== Dataset extract

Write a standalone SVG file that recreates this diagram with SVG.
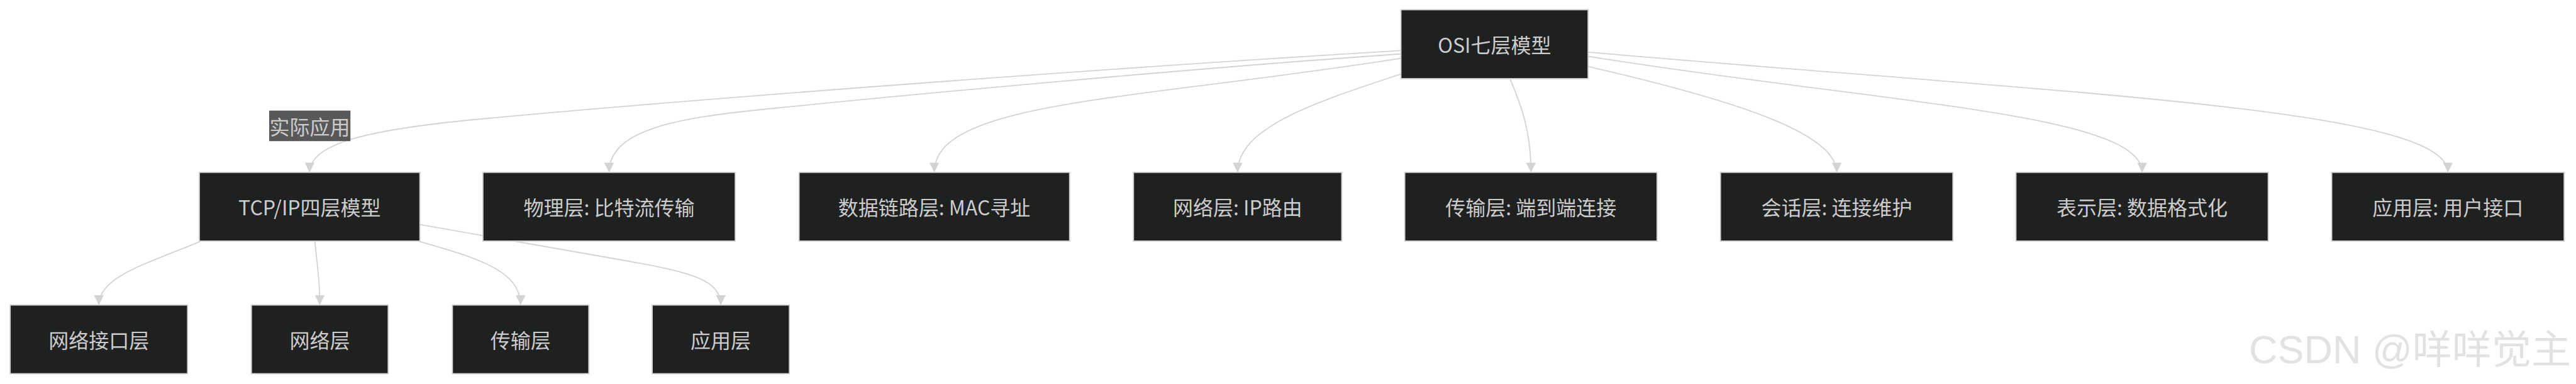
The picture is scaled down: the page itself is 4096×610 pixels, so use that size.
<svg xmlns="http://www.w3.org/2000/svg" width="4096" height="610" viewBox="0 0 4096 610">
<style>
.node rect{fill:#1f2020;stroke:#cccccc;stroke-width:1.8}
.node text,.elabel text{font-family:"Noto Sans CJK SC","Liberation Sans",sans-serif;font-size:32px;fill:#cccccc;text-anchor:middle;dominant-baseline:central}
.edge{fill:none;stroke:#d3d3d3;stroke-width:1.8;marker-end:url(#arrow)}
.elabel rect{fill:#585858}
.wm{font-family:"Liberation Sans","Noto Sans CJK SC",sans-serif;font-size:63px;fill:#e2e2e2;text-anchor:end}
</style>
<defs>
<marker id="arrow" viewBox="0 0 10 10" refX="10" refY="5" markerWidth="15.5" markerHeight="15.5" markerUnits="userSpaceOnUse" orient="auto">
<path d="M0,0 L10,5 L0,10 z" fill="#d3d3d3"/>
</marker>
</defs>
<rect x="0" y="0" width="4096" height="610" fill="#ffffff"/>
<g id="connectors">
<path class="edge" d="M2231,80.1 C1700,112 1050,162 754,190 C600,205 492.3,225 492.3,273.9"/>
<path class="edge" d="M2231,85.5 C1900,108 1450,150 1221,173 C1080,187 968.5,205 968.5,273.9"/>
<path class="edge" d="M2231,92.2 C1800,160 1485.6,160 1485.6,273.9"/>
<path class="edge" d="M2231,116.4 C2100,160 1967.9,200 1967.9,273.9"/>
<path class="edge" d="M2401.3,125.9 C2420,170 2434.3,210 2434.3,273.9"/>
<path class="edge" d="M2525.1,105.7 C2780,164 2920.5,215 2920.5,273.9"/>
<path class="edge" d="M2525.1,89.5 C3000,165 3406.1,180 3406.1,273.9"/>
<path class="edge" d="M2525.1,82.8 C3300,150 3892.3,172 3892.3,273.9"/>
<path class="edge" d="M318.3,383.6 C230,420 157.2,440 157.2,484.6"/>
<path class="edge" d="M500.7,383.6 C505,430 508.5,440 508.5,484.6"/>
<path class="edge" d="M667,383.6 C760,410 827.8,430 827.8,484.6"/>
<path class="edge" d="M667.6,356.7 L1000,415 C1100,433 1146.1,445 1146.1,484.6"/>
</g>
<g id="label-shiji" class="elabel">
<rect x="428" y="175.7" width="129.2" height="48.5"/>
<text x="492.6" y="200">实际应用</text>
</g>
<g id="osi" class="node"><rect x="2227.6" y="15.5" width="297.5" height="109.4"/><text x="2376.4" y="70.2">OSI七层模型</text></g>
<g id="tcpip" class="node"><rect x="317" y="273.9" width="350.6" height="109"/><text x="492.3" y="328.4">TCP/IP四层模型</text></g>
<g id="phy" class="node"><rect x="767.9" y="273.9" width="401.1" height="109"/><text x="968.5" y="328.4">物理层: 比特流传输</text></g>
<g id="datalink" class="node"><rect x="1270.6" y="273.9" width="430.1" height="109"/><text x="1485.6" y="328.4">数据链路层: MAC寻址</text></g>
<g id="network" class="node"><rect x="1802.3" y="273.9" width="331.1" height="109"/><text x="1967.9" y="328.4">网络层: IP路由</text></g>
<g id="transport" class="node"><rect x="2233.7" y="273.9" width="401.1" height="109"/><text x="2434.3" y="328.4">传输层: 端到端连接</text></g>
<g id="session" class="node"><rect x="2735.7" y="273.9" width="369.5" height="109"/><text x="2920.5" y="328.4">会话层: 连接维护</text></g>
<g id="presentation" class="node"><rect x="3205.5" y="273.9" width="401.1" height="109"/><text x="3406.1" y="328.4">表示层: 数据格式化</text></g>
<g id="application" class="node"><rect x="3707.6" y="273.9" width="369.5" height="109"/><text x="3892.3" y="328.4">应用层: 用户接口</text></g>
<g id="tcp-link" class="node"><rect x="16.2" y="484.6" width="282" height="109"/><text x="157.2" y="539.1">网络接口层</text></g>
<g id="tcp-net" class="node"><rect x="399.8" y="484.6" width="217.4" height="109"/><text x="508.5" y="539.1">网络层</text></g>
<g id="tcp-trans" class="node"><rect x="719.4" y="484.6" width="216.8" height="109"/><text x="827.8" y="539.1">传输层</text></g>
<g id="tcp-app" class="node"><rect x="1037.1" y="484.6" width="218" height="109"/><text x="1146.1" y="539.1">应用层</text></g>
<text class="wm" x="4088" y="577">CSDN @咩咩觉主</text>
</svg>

====

*What is being asked:*
Find all lines where the word "that" appears. Copy them.

*Output of the exercise:*
Write a standalone SVG file that recreates this diagram with SVG.
The picture is scaled down: the page itself is 4096×610 pixels, so use that size.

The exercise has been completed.